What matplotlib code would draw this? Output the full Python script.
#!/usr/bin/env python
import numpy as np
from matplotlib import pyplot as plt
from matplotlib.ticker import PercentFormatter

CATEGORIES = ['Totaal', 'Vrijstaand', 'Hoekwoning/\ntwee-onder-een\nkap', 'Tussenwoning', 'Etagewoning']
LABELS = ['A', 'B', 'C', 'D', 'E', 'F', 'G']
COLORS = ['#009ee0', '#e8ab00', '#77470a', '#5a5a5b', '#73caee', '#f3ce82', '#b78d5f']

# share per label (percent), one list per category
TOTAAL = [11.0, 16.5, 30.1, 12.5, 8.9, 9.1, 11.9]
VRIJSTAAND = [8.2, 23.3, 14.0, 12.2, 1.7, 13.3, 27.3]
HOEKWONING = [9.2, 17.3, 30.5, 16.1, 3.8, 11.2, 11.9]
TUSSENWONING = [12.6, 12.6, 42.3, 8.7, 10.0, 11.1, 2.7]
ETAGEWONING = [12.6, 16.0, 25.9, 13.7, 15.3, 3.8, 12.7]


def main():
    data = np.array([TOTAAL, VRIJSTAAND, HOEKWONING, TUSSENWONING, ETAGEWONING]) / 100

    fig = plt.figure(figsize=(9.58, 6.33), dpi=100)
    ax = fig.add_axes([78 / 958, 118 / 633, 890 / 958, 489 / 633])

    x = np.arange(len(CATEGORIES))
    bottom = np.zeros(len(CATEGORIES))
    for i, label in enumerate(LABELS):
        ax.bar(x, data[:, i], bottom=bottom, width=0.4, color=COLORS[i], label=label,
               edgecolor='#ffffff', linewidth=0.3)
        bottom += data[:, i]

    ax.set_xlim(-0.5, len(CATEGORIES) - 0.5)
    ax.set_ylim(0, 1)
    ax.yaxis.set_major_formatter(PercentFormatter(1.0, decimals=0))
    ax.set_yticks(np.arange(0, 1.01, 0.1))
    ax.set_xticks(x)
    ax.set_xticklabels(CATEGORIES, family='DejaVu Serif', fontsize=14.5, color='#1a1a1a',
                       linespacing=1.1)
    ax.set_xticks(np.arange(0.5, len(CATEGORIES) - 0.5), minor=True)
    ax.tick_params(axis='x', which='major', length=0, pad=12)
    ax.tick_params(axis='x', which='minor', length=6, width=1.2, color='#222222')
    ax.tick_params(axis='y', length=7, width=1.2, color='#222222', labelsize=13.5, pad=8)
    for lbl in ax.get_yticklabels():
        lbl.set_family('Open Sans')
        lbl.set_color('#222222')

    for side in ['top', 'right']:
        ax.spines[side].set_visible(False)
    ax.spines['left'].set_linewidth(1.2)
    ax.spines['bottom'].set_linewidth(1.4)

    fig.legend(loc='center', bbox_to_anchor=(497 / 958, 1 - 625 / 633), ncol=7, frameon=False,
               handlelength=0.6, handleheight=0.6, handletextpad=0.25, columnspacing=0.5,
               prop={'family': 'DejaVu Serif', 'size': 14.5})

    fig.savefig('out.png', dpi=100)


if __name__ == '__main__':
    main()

──────────────────────────────

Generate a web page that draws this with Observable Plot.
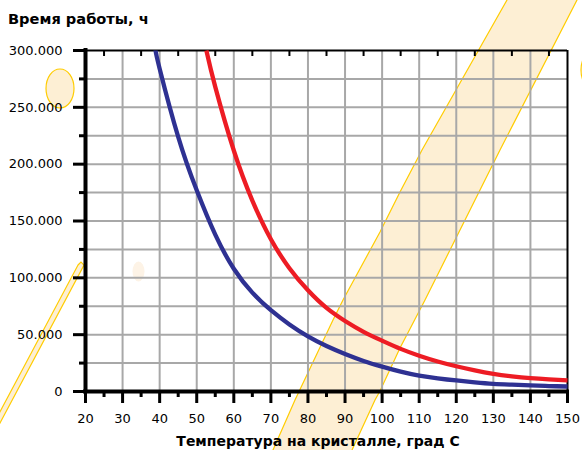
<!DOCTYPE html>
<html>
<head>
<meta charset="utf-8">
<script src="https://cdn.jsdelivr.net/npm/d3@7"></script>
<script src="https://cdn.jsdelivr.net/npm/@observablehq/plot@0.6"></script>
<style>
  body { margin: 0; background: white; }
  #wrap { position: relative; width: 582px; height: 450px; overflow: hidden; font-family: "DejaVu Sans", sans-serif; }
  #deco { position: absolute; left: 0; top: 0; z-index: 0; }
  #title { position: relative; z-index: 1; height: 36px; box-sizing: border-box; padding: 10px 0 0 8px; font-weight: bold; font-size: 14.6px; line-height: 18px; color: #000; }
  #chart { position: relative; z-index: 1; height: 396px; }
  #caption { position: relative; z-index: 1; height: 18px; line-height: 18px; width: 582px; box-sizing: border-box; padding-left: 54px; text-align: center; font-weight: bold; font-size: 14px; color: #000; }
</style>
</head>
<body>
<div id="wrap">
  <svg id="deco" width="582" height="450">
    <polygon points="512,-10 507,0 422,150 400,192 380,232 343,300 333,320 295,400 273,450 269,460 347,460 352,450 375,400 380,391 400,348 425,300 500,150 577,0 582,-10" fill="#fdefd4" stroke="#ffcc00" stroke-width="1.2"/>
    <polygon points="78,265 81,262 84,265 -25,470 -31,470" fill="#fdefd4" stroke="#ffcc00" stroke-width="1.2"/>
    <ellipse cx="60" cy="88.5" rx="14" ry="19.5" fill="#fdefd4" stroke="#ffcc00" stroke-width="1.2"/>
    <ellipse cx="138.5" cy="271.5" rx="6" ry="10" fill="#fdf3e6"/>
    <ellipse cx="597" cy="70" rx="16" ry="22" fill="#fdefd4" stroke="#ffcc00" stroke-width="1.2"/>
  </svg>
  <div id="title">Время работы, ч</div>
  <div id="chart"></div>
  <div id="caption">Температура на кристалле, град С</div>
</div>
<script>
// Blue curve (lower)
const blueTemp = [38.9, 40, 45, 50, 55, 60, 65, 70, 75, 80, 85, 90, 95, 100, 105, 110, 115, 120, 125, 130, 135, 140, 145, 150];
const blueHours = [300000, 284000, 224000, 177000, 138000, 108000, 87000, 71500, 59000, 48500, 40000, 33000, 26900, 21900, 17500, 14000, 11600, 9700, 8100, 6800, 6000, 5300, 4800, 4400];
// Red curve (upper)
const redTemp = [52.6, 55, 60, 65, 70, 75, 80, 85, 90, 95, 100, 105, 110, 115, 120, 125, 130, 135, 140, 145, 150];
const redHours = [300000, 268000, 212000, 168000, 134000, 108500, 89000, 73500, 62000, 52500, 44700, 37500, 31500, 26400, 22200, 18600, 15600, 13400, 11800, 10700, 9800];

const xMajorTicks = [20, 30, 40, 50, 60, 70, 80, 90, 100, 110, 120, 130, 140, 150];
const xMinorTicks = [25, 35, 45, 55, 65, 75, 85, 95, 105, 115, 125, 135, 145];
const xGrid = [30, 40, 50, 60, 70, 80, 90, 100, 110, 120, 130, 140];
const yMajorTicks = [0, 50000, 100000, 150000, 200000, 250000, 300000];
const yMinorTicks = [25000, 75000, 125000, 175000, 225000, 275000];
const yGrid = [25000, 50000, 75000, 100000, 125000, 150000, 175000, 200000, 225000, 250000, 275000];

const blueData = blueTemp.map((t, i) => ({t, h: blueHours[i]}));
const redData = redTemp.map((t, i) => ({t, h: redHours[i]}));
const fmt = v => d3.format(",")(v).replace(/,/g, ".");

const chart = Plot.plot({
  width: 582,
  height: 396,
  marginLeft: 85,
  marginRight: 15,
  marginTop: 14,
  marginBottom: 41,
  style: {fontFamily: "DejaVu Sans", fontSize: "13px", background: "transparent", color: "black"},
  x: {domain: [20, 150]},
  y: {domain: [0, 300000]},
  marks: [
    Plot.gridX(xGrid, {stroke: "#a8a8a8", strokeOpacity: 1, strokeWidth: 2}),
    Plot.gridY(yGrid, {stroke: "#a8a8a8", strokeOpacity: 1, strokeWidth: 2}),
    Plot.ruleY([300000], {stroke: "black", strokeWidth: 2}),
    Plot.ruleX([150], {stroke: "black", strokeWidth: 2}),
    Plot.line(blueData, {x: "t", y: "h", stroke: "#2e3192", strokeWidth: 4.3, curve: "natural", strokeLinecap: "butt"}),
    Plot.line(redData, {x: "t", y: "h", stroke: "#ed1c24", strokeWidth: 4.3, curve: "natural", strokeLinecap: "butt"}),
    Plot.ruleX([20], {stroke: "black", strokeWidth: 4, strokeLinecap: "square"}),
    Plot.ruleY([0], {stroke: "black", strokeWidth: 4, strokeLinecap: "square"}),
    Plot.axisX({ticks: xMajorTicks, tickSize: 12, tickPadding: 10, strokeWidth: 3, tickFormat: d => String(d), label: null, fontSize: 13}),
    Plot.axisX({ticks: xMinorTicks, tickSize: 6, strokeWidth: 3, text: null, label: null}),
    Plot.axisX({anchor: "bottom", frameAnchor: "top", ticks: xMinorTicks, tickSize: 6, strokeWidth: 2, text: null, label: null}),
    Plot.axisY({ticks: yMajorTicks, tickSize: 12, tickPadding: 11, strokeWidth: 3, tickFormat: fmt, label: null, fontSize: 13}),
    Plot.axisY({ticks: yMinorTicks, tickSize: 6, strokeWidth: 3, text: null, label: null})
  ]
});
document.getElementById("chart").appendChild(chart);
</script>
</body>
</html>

──────────────────────────────

» Given instruction: Your task is to give again the lines from the one containing "What matplotlib code" to the one containing "ax.spines['bottom'].set_linewidth(1.4)", both lines included, exactly and without anything added.

» Finished answer:
What matplotlib code would draw this? Output the full Python script.
#!/usr/bin/env python
import numpy as np
from matplotlib import pyplot as plt
from matplotlib.ticker import PercentFormatter

CATEGORIES = ['Totaal', 'Vrijstaand', 'Hoekwoning/\ntwee-onder-een\nkap', 'Tussenwoning', 'Etagewoning']
LABELS = ['A', 'B', 'C', 'D', 'E', 'F', 'G']
COLORS = ['#009ee0', '#e8ab00', '#77470a', '#5a5a5b', '#73caee', '#f3ce82', '#b78d5f']

# share per label (percent), one list per category
TOTAAL = [11.0, 16.5, 30.1, 12.5, 8.9, 9.1, 11.9]
VRIJSTAAND = [8.2, 23.3, 14.0, 12.2, 1.7, 13.3, 27.3]
HOEKWONING = [9.2, 17.3, 30.5, 16.1, 3.8, 11.2, 11.9]
TUSSENWONING = [12.6, 12.6, 42.3, 8.7, 10.0, 11.1, 2.7]
ETAGEWONING = [12.6, 16.0, 25.9, 13.7, 15.3, 3.8, 12.7]


def main():
    data = np.array([TOTAAL, VRIJSTAAND, HOEKWONING, TUSSENWONING, ETAGEWONING]) / 100

    fig = plt.figure(figsize=(9.58, 6.33), dpi=100)
    ax = fig.add_axes([78 / 958, 118 / 633, 890 / 958, 489 / 633])

    x = np.arange(len(CATEGORIES))
    bottom = np.zeros(len(CATEGORIES))
    for i, label in enumerate(LABELS):
        ax.bar(x, data[:, i], bottom=bottom, width=0.4, color=COLORS[i], label=label,
               edgecolor='#ffffff', linewidth=0.3)
        bottom += data[:, i]

    ax.set_xlim(-0.5, len(CATEGORIES) - 0.5)
    ax.set_ylim(0, 1)
    ax.yaxis.set_major_formatter(PercentFormatter(1.0, decimals=0))
    ax.set_yticks(np.arange(0, 1.01, 0.1))
    ax.set_xticks(x)
    ax.set_xticklabels(CATEGORIES, family='DejaVu Serif', fontsize=14.5, color='#1a1a1a',
                       linespacing=1.1)
    ax.set_xticks(np.arange(0.5, len(CATEGORIES) - 0.5), minor=True)
    ax.tick_params(axis='x', which='major', length=0, pad=12)
    ax.tick_params(axis='x', which='minor', length=6, width=1.2, color='#222222')
    ax.tick_params(axis='y', length=7, width=1.2, color='#222222', labelsize=13.5, pad=8)
    for lbl in ax.get_yticklabels():
        lbl.set_family('Open Sans')
        lbl.set_color('#222222')

    for side in ['top', 'right']:
        ax.spines[side].set_visible(False)
    ax.spines['left'].set_linewidth(1.2)
    ax.spines['bottom'].set_linewidth(1.4)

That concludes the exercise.